Jordanian women and girls can now learn to defend themselves against abuse and violence thanks to SheFighter - the first women’s self-defence studio in Jordan and the Middle East.

Brainchild of Lina Khalifeh, the studio teaches a variety of martial arts classes including boxing and taekwondo and is a place for women and girls to feel empowered in a country where they struggle to be treated equally to men.

“Boxing has changed my life, not just physical-wise, but also psychological-wise,” instructor Batoul Jaikat told pri. “Here in Jordan, most of the girls wait for someone to help them — whether it’s her father or it’s her brother. She always waits for someone to take action. But here at SheFighter, we’re trying to change this.”

Khalifeh was always trying to prove that she was as tough as the boys growing up, so she started taekwondo training when she was five-years-old. After winning 20 national and international championships, her training was put on hold by a knee injury.

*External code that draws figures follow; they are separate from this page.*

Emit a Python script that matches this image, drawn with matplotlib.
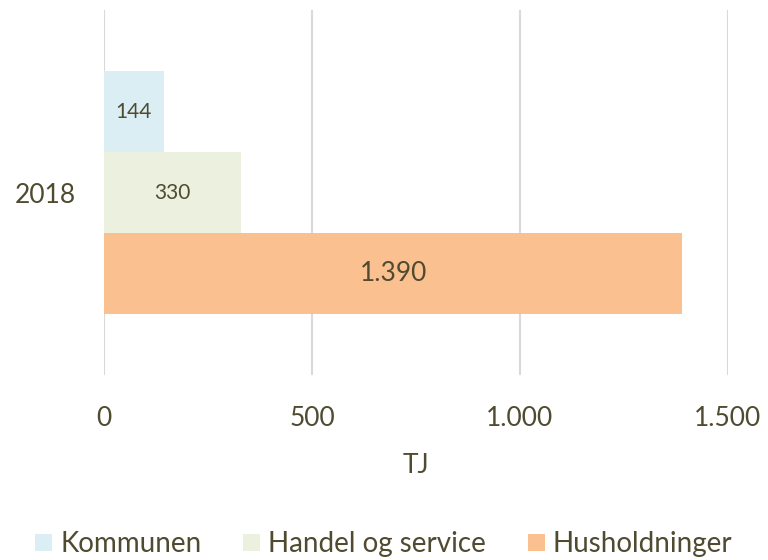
import matplotlib.pyplot as plt

# data
years = ['2018']
series = ['Kommunen', 'Handel og service', 'Husholdninger']
values = [144, 330, 1390]
labels = ['144', '330', '1.390']
colors = ['#DAEEF3', '#EBF1DE', '#FAC090']
label_sizes = [15, 15, 19]
xticks = [0, 500, 1000, 1500]
xtick_labels = ['0', '500', '1.000', '1.500']

txt = '#4F4A30'
plt.rcParams['font.family'] = ['Lato', 'DejaVu Sans']

fig = plt.figure(figsize=(7.68, 5.6), dpi=100)
ax = fig.add_axes([0.1354, 0.330, 0.8125, 0.652])

h = 0.222
offsets = [-h, 0, h]
for i, (name, v) in enumerate(zip(series, values)):
    y = 0 + offsets[i]
    ax.barh(y, v, height=h, color=colors[i], label=name, zorder=2)
    ax.text(v / 2, y, labels[i], ha='center', va='center',
            fontsize=label_sizes[i], color=txt, zorder=3)

ax.set_ylim(0.5, -0.5)
ax.set_xlim(0, 1500)
ax.set_yticks([0])
ax.set_yticklabels(years, fontsize=19, color=txt)
ax.set_xticks(xticks)
ax.set_xticklabels(xtick_labels, fontsize=19, color=txt)
ax.tick_params(length=0)
ax.tick_params(axis='x', pad=22)
ax.tick_params(axis='y', pad=20)
ax.grid(axis='x', color='#D9D9D9', linewidth=1.5, zorder=0)
for s in ax.spines.values():
    s.set_visible(False)
ax.set_xlabel('TJ', fontsize=19, color=txt, labelpad=16)

handles, lbls = ax.get_legend_handles_labels()
leg = fig.legend(handles, lbls, loc='lower center', ncol=3, frameon=False,
                 fontsize=20, bbox_to_anchor=(0.5, -0.04),
                 handlelength=0.6, handleheight=0.6, handletextpad=0.3,
                 columnspacing=1.5)
for t in leg.get_texts():
    t.set_color(txt)

fig.savefig('out.png', dpi=100)
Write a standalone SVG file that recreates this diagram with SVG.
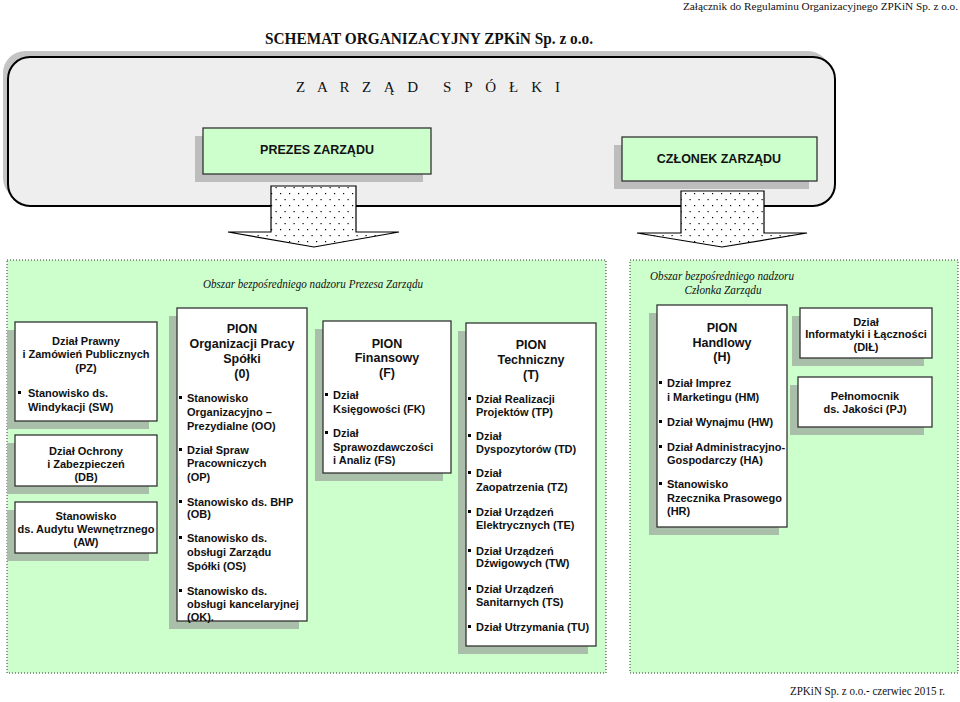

She never intended to teach self-defence, but after finding out that one of her best friends was being abused by her father and brother, she decided to take action. “It just pisses me off — the idea of women being hurt and they can’t do anything,” she told pri.

Khalifeh began teaching classes in her parents basement followed by partnerships with gyms. Despite facing a myriad of challenges, she was able to open her own studio in 2012.

“You have so many challenges,” she told pri. “First you’re a woman. Second of all, you’re a woman in business. Third of all, you’re starting something that is really new to the whole society.”

SheFighter became so successful that Khalifeh was honoured at the White House by President Obama in 2015, giving her the determination to expand her business. As well as setting up classes for Syrian refugees, Khalifeh is opening a studio in Saudi Arabia and has her eyes on Kuwait.

Although expanding SheFighter is increasing her recognition, teaching women and girls to defend themselves and become more confident still lies at the core of what she does.

“Now we’re getting more men who want to enroll their daughters to the training,” she told pri. “I’m really happy about it.”